Selon
Todd McCarthy dans sa monographie sur Hawks, Le Port de l'angoisse
devait à l'origine se dérouler à Cuba, Bogart devait être
confronté à des trafiquants et coucher avec Bacall. Mais la censure
en a décidé autrement et Howard Hawks en engageant William Faulkner
pour contrer la censure décide de déplacer le film en Martinique,
colonie française sous la férule de Pétain (dont on voit un
portrait sur une affiche murale) mais où Harry Morgan (Humphrey
Bogart) évoque De Gaulle.
Le
tournage, toujours selon McCarthy, est improvisé, les scènes et
dialogues écrits deux ou trois jours avant les prises de vue (qui
eurent lieu en janvier et février 1944 avant la Libération) et
Howard Hawks met en scène dans la continuité de l'histoire ce qui
est permis par la concentration du récit sur quelques jours et situe
l'action dans l'hôtel que tient Frenchy (Marcel Dalio). Harry
Morgan vit dans une chambre, il loue son bateau aux derniers
touristes américains venus chasser l'espadon dans la mer des
Caraïbes.
Des
Américains résident encore ici, Vichy vient tout juste d'être mis
en place et Harry Morgan ne fait pas de politique. Quand le chef de
la police Renard (Dan Seymour), obèse coiffé d'un béret, les yeux
très largement cernés, toujours suivi par deux agents de la police,
dont l'un le plus mystérieux ne dit jamais un mot (Morgan à chaque
fois lui demande s'il sait parler) mais condamne d'un simple regard,
vient interroger Harry, il l'accuse de dénigrer Vichy et se verra
confisquer son passeport et l'argent qu'on lui doit.
Harry
Morgan est ainsi condamné à rester en Martinique, dans cet hôtel
et dans cette chambre. La chambre d'hôtel, spacieuse, avec en son
centre un bureau et dans le bureau une boîte d'allumette. Une
nouvelle venue dans l'hôtel, une certaine Marie (Lauren Bacall) qui
loge, ô hasard qui fait bien les choses, juste en face de Harry
Morgan, a besoin d'une allumette pour allumer sa cigarette. Harry lui
jette la boîte, elle lui renvoie quand elle fume enfin. Marie dans
l'angle de la porte n'aura pas bougé mais fixé Morgan en levant les
yeux et baissant le menton, the look.
Dans
cette chambre, elle prononce le célèbre conseil pour lui apprendre
à siffler s'il a besoin de la voir. Ce sifflement, c'est le retour
du passé de Marie que Harry Morgan appellera Slim, elle nommera
l'homme Steven (Slim était le surnom de l'épouse d'Howard Hawks).
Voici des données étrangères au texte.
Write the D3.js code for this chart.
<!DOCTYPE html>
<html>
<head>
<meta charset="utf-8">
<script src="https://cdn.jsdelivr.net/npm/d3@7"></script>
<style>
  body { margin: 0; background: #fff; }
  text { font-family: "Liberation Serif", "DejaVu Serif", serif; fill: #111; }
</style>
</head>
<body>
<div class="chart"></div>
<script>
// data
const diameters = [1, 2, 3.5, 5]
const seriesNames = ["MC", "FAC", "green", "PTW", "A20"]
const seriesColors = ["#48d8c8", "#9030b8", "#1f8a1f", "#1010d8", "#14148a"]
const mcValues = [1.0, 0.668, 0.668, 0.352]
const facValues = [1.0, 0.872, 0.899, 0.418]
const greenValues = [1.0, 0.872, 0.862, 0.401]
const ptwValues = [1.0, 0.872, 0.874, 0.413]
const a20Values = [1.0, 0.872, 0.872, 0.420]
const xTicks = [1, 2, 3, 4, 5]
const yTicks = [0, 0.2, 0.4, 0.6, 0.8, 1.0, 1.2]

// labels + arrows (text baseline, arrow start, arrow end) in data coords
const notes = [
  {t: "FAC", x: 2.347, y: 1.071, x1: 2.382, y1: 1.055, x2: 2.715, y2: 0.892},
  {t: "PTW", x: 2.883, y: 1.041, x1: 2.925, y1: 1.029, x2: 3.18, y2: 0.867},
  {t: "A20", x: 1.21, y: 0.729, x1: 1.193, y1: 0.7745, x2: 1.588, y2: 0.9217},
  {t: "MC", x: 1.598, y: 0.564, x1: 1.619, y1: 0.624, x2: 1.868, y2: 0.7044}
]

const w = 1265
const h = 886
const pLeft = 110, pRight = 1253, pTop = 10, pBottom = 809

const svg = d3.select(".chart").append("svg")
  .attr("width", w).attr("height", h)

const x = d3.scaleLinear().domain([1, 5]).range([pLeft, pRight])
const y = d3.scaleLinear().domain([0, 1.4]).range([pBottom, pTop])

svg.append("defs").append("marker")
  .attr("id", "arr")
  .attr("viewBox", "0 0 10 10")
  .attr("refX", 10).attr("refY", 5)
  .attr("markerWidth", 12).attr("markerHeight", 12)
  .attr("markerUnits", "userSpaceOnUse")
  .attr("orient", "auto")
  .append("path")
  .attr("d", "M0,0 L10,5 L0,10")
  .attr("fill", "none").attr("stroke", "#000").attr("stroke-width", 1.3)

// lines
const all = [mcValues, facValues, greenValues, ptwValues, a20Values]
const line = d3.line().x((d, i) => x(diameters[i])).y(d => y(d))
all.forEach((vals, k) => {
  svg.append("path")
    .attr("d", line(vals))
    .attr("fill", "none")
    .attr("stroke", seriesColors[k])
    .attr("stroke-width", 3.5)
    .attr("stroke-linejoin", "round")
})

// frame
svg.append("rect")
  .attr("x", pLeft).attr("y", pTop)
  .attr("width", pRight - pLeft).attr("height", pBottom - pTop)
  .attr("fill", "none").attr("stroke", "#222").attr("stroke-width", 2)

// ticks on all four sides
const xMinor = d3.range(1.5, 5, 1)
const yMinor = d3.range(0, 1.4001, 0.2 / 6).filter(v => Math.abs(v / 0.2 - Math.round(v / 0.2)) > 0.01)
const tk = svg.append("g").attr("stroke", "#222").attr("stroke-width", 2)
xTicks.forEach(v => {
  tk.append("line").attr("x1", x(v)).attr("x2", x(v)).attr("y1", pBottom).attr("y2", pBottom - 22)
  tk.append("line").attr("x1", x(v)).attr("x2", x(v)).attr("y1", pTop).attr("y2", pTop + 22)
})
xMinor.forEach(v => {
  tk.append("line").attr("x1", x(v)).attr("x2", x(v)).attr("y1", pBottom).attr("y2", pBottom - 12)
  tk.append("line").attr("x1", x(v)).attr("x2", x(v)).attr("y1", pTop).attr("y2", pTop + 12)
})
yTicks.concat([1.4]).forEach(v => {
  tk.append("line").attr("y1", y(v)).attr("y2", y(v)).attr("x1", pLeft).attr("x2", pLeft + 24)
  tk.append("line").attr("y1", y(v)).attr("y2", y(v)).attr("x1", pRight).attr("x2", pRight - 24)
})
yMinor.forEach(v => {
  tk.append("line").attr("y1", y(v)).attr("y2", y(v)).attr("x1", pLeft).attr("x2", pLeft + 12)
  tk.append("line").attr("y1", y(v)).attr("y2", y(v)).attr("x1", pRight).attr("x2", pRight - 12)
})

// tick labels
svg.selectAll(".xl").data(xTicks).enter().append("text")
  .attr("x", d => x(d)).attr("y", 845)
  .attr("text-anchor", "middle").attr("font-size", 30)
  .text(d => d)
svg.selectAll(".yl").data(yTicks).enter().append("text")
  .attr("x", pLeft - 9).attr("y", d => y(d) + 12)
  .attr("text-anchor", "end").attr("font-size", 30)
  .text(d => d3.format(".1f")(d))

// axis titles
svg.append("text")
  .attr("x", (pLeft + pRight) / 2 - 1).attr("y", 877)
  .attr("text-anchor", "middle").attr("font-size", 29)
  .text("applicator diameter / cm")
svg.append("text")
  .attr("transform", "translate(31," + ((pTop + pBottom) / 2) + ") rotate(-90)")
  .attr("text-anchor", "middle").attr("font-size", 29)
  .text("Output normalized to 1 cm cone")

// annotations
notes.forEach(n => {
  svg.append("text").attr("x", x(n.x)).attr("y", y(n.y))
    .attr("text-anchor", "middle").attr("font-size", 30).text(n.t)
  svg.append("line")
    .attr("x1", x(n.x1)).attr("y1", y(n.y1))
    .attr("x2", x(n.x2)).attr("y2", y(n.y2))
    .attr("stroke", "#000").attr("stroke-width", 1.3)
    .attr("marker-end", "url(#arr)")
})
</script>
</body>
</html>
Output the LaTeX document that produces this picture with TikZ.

Ce passé est celui d'une femme sans bagages, c'est-à-dire une
prostituée, même s'il est impossible de le dire si crûment dans le
film, censure oblige. Slim est une femme qui a du répondant et les
dialogues et répliques entre Slim et Steven sont, comme leur surnom,
cryptés de références sexuelles.
Car
dans le tiroir de ce bureau, il n'y a pas seulement une boîte
d'allumettes, il s'y trouve aussi un revolver, le symbole phallique
par excellence, pas encore aussi développé que dans Le Grand
sommeil que le couple Bogart Bacall tournera après Le Port de
l'angoisse. C'est ça qui est beau, cette histoire d'amour qui
naît entre les deux acteurs, ces regards qu'ils se lancent à chaque
détour de plans, on peut passer tout le film, surtout dans les
scènes où ils ne sont que tous les deux, à observer comment les
corps s'approchent et les yeux se fixent.
S'il
en est un qui n'est jamais fixé sur ses deux pieds, c'est Eddy le
personnage de soûlard invétéré de Walter Brennan à la démarches
incertaine. Il a une histoire de piqûres d'abeille morte à
raconter, ce sera la seule histoire qu'il peut raconter, sobre ou
ivre. Il n'a aucune mémoire de ce qu'il a fait avec Harry Morgan, ce
qui arrange bien ses affaires. Ainsi quand Renard cherche à
l'interroger, il perd son temps à être immergé dans des fausses
histoires, comme si ce que faisait Harry Morgan n'existait pas,
l'homme disparaissant derrière la figure créée par Slim, ce
personnage de Steven.
La
chambre à l'étage où Steven et Slim s'aiment (film d'amour), la
cave au sous-sol où la résistance est blessée et soignée (film de
guerre). Entre les deux, le salon de l'hôtel et le piano de Crickett
(Hoagy Carmichael), cure-dents à la bouche, comme George Raft jouait
avec sa pièce. On a là des séquences totalement déconnectées du
reste du récit, des moments de comédie musicale (Am I Blue, Hong
Kong Blues et Limehouse Blues, composition qui deviendra le thème
principal de Alice de Woody Allen), Lauren Bacall chante une
chanson, How little we know.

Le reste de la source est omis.